Drought hotspot maps and regional drought characteristics curves: Development of a novel framework and its application to an Indian River basin undergoing climatic changes.

Drought is one of the significant natural disasters that incurs billion dollars of economic damage every year. Among all, agricultural drought needs critical attention for drought monitoring due to its direct effect on crop yield and management of irrigation water. Most of the previous studies focused on regionalizing drought using k-means, hierarchal, fuzzy, and entropy-based clustering techniques. However, these techniques are not suitable where the clusters are not separated distinctively, and the number of clusters cannot be estimated automatically.

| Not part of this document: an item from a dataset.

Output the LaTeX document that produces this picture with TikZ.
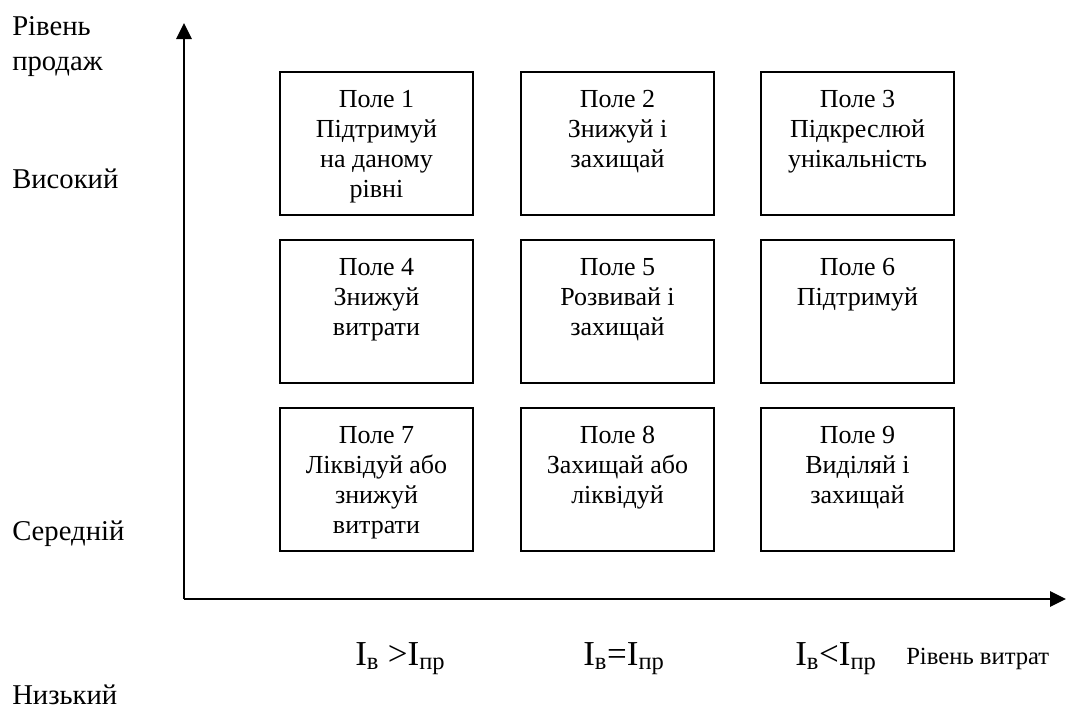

In this study, we have developed agricultural drought hotspot maps using Soil moisture deficit index (SMDI) and the regional severity (S), duration (D), and frequency (F) curves using complex network algorithm for the future warming climate (2041-2070) of the Mahanadi River basin (MRB) in India. We have used a modified dynamic Budyko (DB) hydrological model to simulate daily soil moisture at a spatial scale of 0.25° × 0.25° using input from four GCMs for the RCP 4.5 scenario. The modified DB model was calibrated and validated for the study area. The model proved to be capable of simulating the soil moisture dynamics over the basin and also effectively captured the historical droughts occurred in the basin. The drought hotspot maps of the basin suggest that the northern, south-eastern, and central parts of the basins are going to experience more number of droughts. The results suggest that for most of the clusters, the regional S-D-F curve can be utilized to understand the future drought characteristics at site-specific as well as regional scale, as the confidence band is found to be very narrow. Overall, our study provides a framework to develop regional S-D-F curve.